2008年10月6日 星期一

我的酷兒婚禮

李有成的新書座談會結束後,我匆匆從古亭站轉車到了西門,穿越了行人徒步區,就往絕色影城去。週六的西門夜晚人潮洶湧,年輕族群一團接著一團,而我就隱沒在那喧囂的街頭裡。《我的酷兒婚禮》(Reinas)曾是2006台北電影節的影片之一,今年才打入台灣的電影院,但一如往常地,只在台北上映。

《我的酷兒婚禮》是由西班牙導演曼紐爾高梅茲貝雷(Manuel Gomez Pereira)所執導的男同志浪漫愛情電影,但整部影片的電影語言堪稱後現代敘事,不僅時間前後互調,連觀點(POV)都因人而異,而此部電影所觸及對資本主義的批判,也讓它的討論空間又更上了一層樓。

基本上《我的酷兒婚禮》的敘事框架陳述3對男同志的愛情故事,以及他們跟父母親之間的親情故事,然後同時又包含父母親之間的異性戀愛情故事。而正如英國作家吳爾芙(Virginia Woolf)對人生所抱持的基調,這部影片透過婚禮將所有人連結在一起──人與人之間看似陌生,但其實存在著強大的連結。

在如此錯綜複雜又情感充沛的電影語言之中,細談贅述不如隨性發揮。我最喜歡的角色就是尤那斯阿高德(Unax Ugalde)所飾演的米吉爾,除了他那具備鈣片產業BelAmi的一切特質之外,還有就是他的任性──不高興就吵架,難過就哭。跟男朋友鬥嘴然後上床,哭著打電話跟媽媽說自己拋棄了一隻狗,熱心幫助路邊的殘障人士結果被搶劫。

而最令人印象深刻的母親莫過花癡女又有性上癮症的諾莉雅。她在去參加兒子婚禮的火車上先搞上了一個男人,然後又勾引兒子的男朋友的父親,最後甚至上了自己的女婿──這真是太令身為男同志的我所不能接受的一件事。但是最後當她發現自己的兒子一而再再而三的出軌,在外地跟別的男人上床時,她居然義正嚴詞地要他的兒子學會忠誠──最後她兒子終於選擇回到男朋友身邊。

而有出軌問題的也包括米吉爾的母親瑪葛達。瑪葛達將兒子的性向視為商機,並經營男同志度假飯店,但她卻和飯店主廚有一腿,加上丈夫又長年在外經商,瑪葛達可說是婚後擁有單身自由。然而飯店主廚卻大張旗鼓,發起勞工運動,要瑪葛達將薪資往上調8歐元,瑪葛達堅持說不。白天鬧翻的兩人,晚上就在床上相好,無論你是資本主義者還是共產黨員,做愛都是不能放棄的原則,因為性是基本民生需求。

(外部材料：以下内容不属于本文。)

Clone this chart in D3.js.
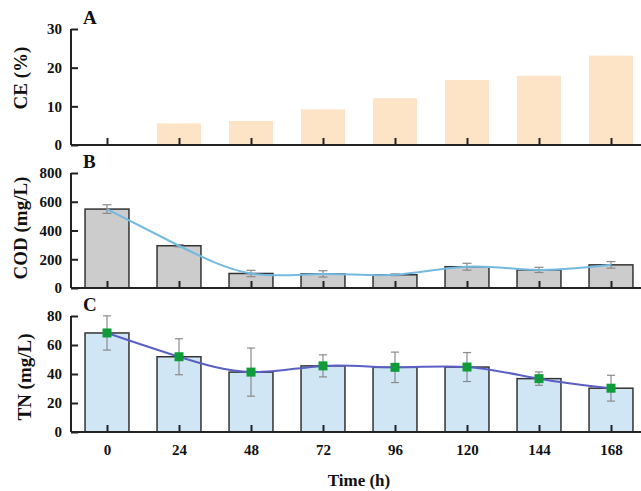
<!DOCTYPE html>
<html>
<head>
<meta charset="utf-8">
<script src="https://cdn.jsdelivr.net/npm/d3@7.9.0/dist/d3.min.js"></script>
<style>
  body { margin: 0; background: #fff; }
  svg { display: block; font-family: "Liberation Serif", "Times New Roman", serif; font-weight: bold; }
</style>
</head>
<body>
<svg id="chart"></svg>
<script>
// Data
const times = ['0', '24', '48', '72', '96', '120', '144', '168'];
const ceValues = [0, 5.6, 6.2, 9.2, 12.1, 16.8, 17.9, 23.1];
const codValues = [549, 294, 101, 98, 92, 148, 126, 161];
const codErrors = [30, 8, 22, 22, 6, 24, 18, 23];
const tnValues = [68.3, 51.9, 41.3, 45.6, 44.6, 44.8, 36.8, 30.2];
const tnErrors = [11.8, 12.4, 16.6, 7.6, 10.5, 10, 4.6, 8.9];
const ceTicks = [0, 10, 20, 30];
const codTicks = [0, 200, 400, 600, 800];
const tnTicks = [0, 20, 40, 60, 80];

const width = 641;
const height = 491;
const marginLeft = 71;
const axisRight = 647;

const svg = d3.select('#chart')
  .attr('width', width)
  .attr('height', height)
  .attr('viewBox', [0, 0, width, height]);

// Shared x scale (one point per sampling time)
const x = d3.scalePoint()
  .domain(times)
  .range([marginLeft, axisRight])
  .padding(0.5);
const barWidth = x.step() * 0.61;

// Panel layout: top/bottom pixel rows of the y axis
const panels = [
  { key: 'A', title: 'CE (%)', top: 29, bottom: 145, max: 30, ticks: ceTicks, values: ceValues, titleX: 27, titleY: 78 },
  { key: 'B', title: 'COD (mg/L)', top: 173, bottom: 288, max: 800, ticks: codTicks, values: codValues, errors: codErrors, titleX: 27, titleY: 228 },
  { key: 'C', title: 'TN (mg/L)', top: 316, bottom: 432, max: 80, ticks: tnTicks, values: tnValues, errors: tnErrors, titleX: 31, titleY: 377 },
];

const styles = {
  A: { fill: '#fde4c7', stroke: 'none' },
  B: { fill: '#cccccc', stroke: '#333' },
  C: { fill: '#d0e6f4', stroke: '#333' },
};

panels.forEach((p) => {
  const y = d3.scaleLinear().domain([0, p.max]).range([p.bottom, p.top]);
  const g = svg.append('g');
  const data = times.map((t, i) => ({ t, v: p.values[i], e: p.errors ? p.errors[i] : 0 }));

  // Bars
  g.selectAll('rect')
    .data(data.filter((d) => d.v > 0))
    .join('rect')
    .attr('x', (d) => x(d.t) - barWidth / 2)
    .attr('width', barWidth)
    .attr('y', (d) => y(d.v))
    .attr('height', (d) => y(0) - y(d.v))
    .attr('fill', styles[p.key].fill)
    .attr('stroke', styles[p.key].stroke)
    .attr('stroke-width', 1.5);

  // x axis (ticks point inward)
  g.append('g')
    .attr('transform', `translate(0,${p.bottom})`)
    .call(d3.axisBottom(x).tickSize(-7).tickSizeOuter(0).tickFormat(p.key === 'C' ? null : ''))
    .call((a) => a.select('.domain').attr('stroke', '#222').attr('stroke-width', 2).attr('d', `M${marginLeft},0H${width}`))
    .call((a) => a.selectAll('.tick line').attr('stroke', '#222').attr('stroke-width', 2))
    .call((a) => a.selectAll('.tick text')
      .attr('y', 12)
      .attr('font-size', 15)
      .attr('font-family', 'Liberation Serif, serif')
      .attr('font-weight', 'bold')
      .attr('fill', '#111'));

  // y axis (ticks point inward)
  g.append('g')
    .attr('transform', `translate(${marginLeft},0)`)
    .call(d3.axisLeft(y).tickValues(p.ticks).tickSize(-7).tickSizeOuter(0).tickPadding(9))
    .call((a) => a.select('.domain').attr('stroke', '#222').attr('stroke-width', 2).attr('d', `M0,${p.top}V${p.bottom}`))
    .call((a) => a.selectAll('.tick line').attr('stroke', '#222').attr('stroke-width', 2))
    .call((a) => a.selectAll('.tick text')
      .attr('font-size', 15)
      .attr('font-family', 'Liberation Serif, serif')
      .attr('font-weight', 'bold')
      .attr('fill', '#111'));

  // Error bars
  if (p.errors) {
    const cap = p.key === 'B' ? 4.5 : 4;
    const eb = g.append('g').attr('stroke', '#8a8a8a').attr('stroke-width', 1.2);
    data.forEach((d) => {
      const cx = x(d.t);
      eb.append('line').attr('x1', cx).attr('x2', cx).attr('y1', y(d.v + d.e)).attr('y2', y(d.v - d.e));
      eb.append('line').attr('x1', cx - cap).attr('x2', cx + cap).attr('y1', y(d.v + d.e)).attr('y2', y(d.v + d.e));
      eb.append('line').attr('x1', cx - cap).attr('x2', cx + cap).attr('y1', y(d.v - d.e)).attr('y2', y(d.v - d.e));
    });
  }

  // Smoothed trend lines
  if (p.key !== 'A') {
    const line = d3.line()
      .x((d) => x(d.t))
      .y((d) => y(d.v))
      .curve(d3.curveNatural);
    g.append('path')
      .datum(data)
      .attr('fill', 'none')
      .attr('stroke', p.key === 'B' ? '#74b9e0' : '#5a5fc4')
      .attr('stroke-width', 2)
      .attr('d', line);
  }

  if (p.key === 'C') {
    g.selectAll('.marker')
      .data(data)
      .join('rect')
      .attr('class', 'marker')
      .attr('x', (d) => x(d.t) - 4.5)
      .attr('y', (d) => y(d.v) - 4.5)
      .attr('width', 9)
      .attr('height', 9)
      .attr('fill', '#0f9b3a');
  }

  // Panel letter
  svg.append('text')
    .attr('x', 83)
    .attr('y', p.top - 5)
    .attr('font-size', 19)
    .attr('fill', '#111')
    .text(p.key);

  // y axis title
  svg.append('text')
    .attr('transform', `translate(${p.titleX},${p.titleY}) rotate(-90)`)
    .attr('text-anchor', 'middle')
    .attr('font-size', 19)
    .attr('fill', '#111')
    .text(p.title);
});

// x axis title
svg.append('text')
  .attr('x', (marginLeft + axisRight) / 2)
  .attr('y', 486)
  .attr('text-anchor', 'middle')
  .attr('font-size', 17)
  .attr('fill', '#111')
  .text('Time (h)');
</script>
</body>
</html>
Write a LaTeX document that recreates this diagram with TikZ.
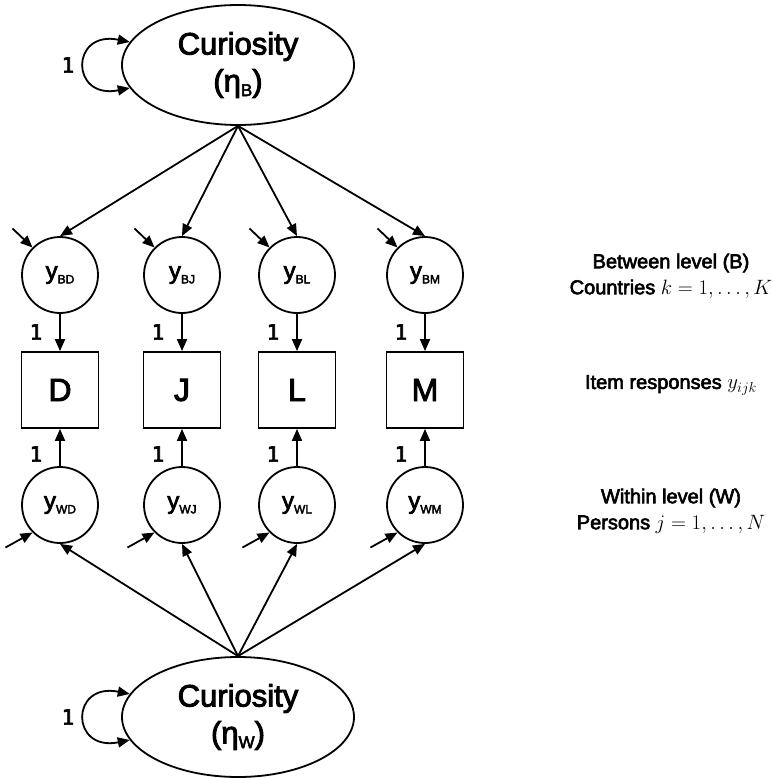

而階級問題更反映在另外一對男同志戀人與他們的父母身上。拉法是蕾耶絲的兒子,身為演員的愛子,他可說是含著金湯匙出生。如同他母親所言──「身上的襯衫不知道有幾件」。然而他愛上的卻是替自己工作的園丁的兒子。園丁是由在阿莫多瓦(Pedro Almodovar)的《壞教慾》(La Mala Educacion)中展現精湛演技的路易士霍馬(Lluis Homar)。《我的酷兒婚禮》中也透過蕾耶絲之口說出了阿莫多瓦的名字,頗有向西班牙大導致敬之意。路易士霍馬飾演的園丁,由於兒子突然要和大有名氣的女演員的兒子結婚,因此一直在意自己的身分地位,也不斷刻意地秀自己身上的名牌衣物。兩人因為身分地位的事情,加上彼此對對方身邊的曖昧情人爭風吃醋,因而起了口角,但最後,愛仍征服了一切──也因此整部影片的高潮就是這20對同志的婚禮,公證婚禮的法官,正是其中一名新郎的母親。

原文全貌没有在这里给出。